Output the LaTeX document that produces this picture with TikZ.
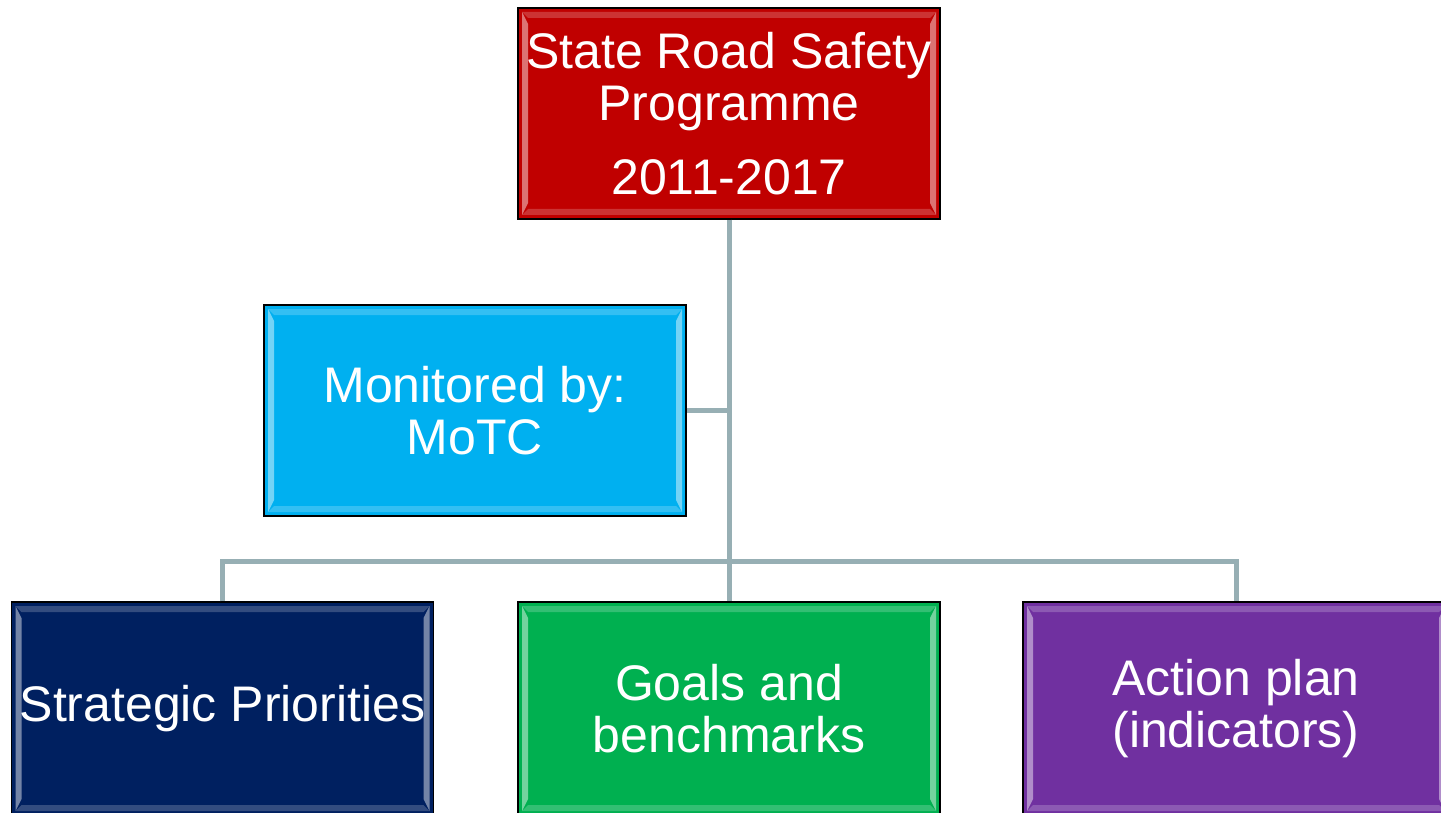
\documentclass[tikz,border=0pt]{standalone}
\usepackage{fontspec}
\setmainfont{Liberation Sans}
\definecolor{cred}{HTML}{C00000}
\definecolor{ccyan}{HTML}{00B0F0}
\definecolor{cnavy}{HTML}{002060}
\definecolor{cgreen}{HTML}{00B050}
\definecolor{cpurple}{HTML}{7030A0}
\definecolor{linkc}{HTML}{97AFB4}
\begin{document}
\begin{tikzpicture}[x=1pt,y=-1pt,
  box/.style={draw=black, line width=1.3pt, fill=#1, text=white, inner sep=0pt,
    minimum width=422pt, minimum height=211pt, align=center,
    font=\fontsize{50}{52.5}\selectfont,
    path picture={
      \fill[white,opacity=0.45]
        ([shift={(4pt,-4pt)}]path picture bounding box.north west) --
        ([shift={(10pt,-16pt)}]path picture bounding box.north west) --
        ([shift={(10pt,16pt)}]path picture bounding box.south west) --
        ([shift={(4pt,4pt)}]path picture bounding box.south west) -- cycle;
      \fill[white,opacity=0.45]
        ([shift={(-4pt,-4pt)}]path picture bounding box.north east) --
        ([shift={(-10pt,-16pt)}]path picture bounding box.north east) --
        ([shift={(-10pt,16pt)}]path picture bounding box.south east) --
        ([shift={(-4pt,4pt)}]path picture bounding box.south east) -- cycle;
      \fill[white,opacity=0.2]
        ([shift={(4pt,-4pt)}]path picture bounding box.north west) --
        ([shift={(-4pt,-4pt)}]path picture bounding box.north east) --
        ([shift={(-10pt,-10pt)}]path picture bounding box.north east) --
        ([shift={(10pt,-10pt)}]path picture bounding box.north west) -- cycle;
      \fill[white,opacity=0.2]
        ([shift={(4pt,4pt)}]path picture bounding box.south west) --
        ([shift={(-4pt,4pt)}]path picture bounding box.south east) --
        ([shift={(-10pt,10pt)}]path picture bounding box.south east) --
        ([shift={(10pt,10pt)}]path picture bounding box.south west) -- cycle;
    }},
  link/.style={draw=linkc, line width=5pt}]
\clip (0,0) rectangle (1441,813);
\fill[white] (0,0) rectangle (1441,813);

\node[box=cred] (top) at (729,113.5) {State Road Safety\\Programme\\[21pt]2011-2017};
\node[box=ccyan] (mon) at (475,410.5) {Monitored by:\\MoTC};
\node[box=cnavy, minimum height=213pt] (strat) at (222.5,708.5) {Strategic Priorities};
\node[box=cgreen, minimum height=213pt] (goal) at (729,708.5) {Goals and\\benchmarks};
\node[box=cpurple, minimum height=213pt, minimum width=426pt] (act) at (1236,708.5) {Action plan\\(indicators)};

\coordinate (bus) at (729,561);
\draw[link] (top.south) -- (goal.north);
\draw[link] (mon.east) -- (mon.east -| top.south);
\draw[link] (strat.north) |- (bus) -| (act.north);
\end{tikzpicture}
\end{document}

AIM: Return the material word for word. Pictures are not part of the copy.

RIGHT ANSWER:
Output the LaTeX document that produces this picture with TikZ.
\documentclass[tikz,border=0pt]{standalone}
\usepackage{fontspec}
\setmainfont{Liberation Sans}
\definecolor{cred}{HTML}{C00000}
\definecolor{ccyan}{HTML}{00B0F0}
\definecolor{cnavy}{HTML}{002060}
\definecolor{cgreen}{HTML}{00B050}
\definecolor{cpurple}{HTML}{7030A0}
\definecolor{linkc}{HTML}{97AFB4}
\begin{document}
\begin{tikzpicture}[x=1pt,y=-1pt,
  box/.style={draw=black, line width=1.3pt, fill=#1, text=white, inner sep=0pt,
    minimum width=422pt, minimum height=211pt, align=center,
    font=\fontsize{50}{52.5}\selectfont,
    path picture={
      \fill[white,opacity=0.45]
        ([shift={(4pt,-4pt)}]path picture bounding box.north west) --
        ([shift={(10pt,-16pt)}]path picture bounding box.north west) --
        ([shift={(10pt,16pt)}]path picture bounding box.south west) --
        ([shift={(4pt,4pt)}]path picture bounding box.south west) -- cycle;
      \fill[white,opacity=0.45]
        ([shift={(-4pt,-4pt)}]path picture bounding box.north east) --
        ([shift={(-10pt,-16pt)}]path picture bounding box.north east) --
        ([shift={(-10pt,16pt)}]path picture bounding box.south east) --
        ([shift={(-4pt,4pt)}]path picture bounding box.south east) -- cycle;
      \fill[white,opacity=0.2]
        ([shift={(4pt,-4pt)}]path picture bounding box.north west) --
        ([shift={(-4pt,-4pt)}]path picture bounding box.north east) --
        ([shift={(-10pt,-10pt)}]path picture bounding box.north east) --
        ([shift={(10pt,-10pt)}]path picture bounding box.north west) -- cycle;
      \fill[white,opacity=0.2]
        ([shift={(4pt,4pt)}]path picture bounding box.south west) --
        ([shift={(-4pt,4pt)}]path picture bounding box.south east) --
        ([shift={(-10pt,10pt)}]path picture bounding box.south east) --
        ([shift={(10pt,10pt)}]path picture bounding box.south west) -- cycle;
    }},
  link/.style={draw=linkc, line width=5pt}]
\clip (0,0) rectangle (1441,813);
\fill[white] (0,0) rectangle (1441,813);

\node[box=cred] (top) at (729,113.5) {State Road Safety\\Programme\\[21pt]2011-2017};
\node[box=ccyan] (mon) at (475,410.5) {Monitored by:\\MoTC};
\node[box=cnavy, minimum height=213pt] (strat) at (222.5,708.5) {Strategic Priorities};
\node[box=cgreen, minimum height=213pt] (goal) at (729,708.5) {Goals and\\benchmarks};
\node[box=cpurple, minimum height=213pt, minimum width=426pt] (act) at (1236,708.5) {Action plan\\(indicators)};

\coordinate (bus) at (729,561);
\draw[link] (top.south) -- (goal.north);
\draw[link] (mon.east) -- (mon.east -| top.south);
\draw[link] (strat.north) |- (bus) -| (act.north);
\end{tikzpicture}
\end{document}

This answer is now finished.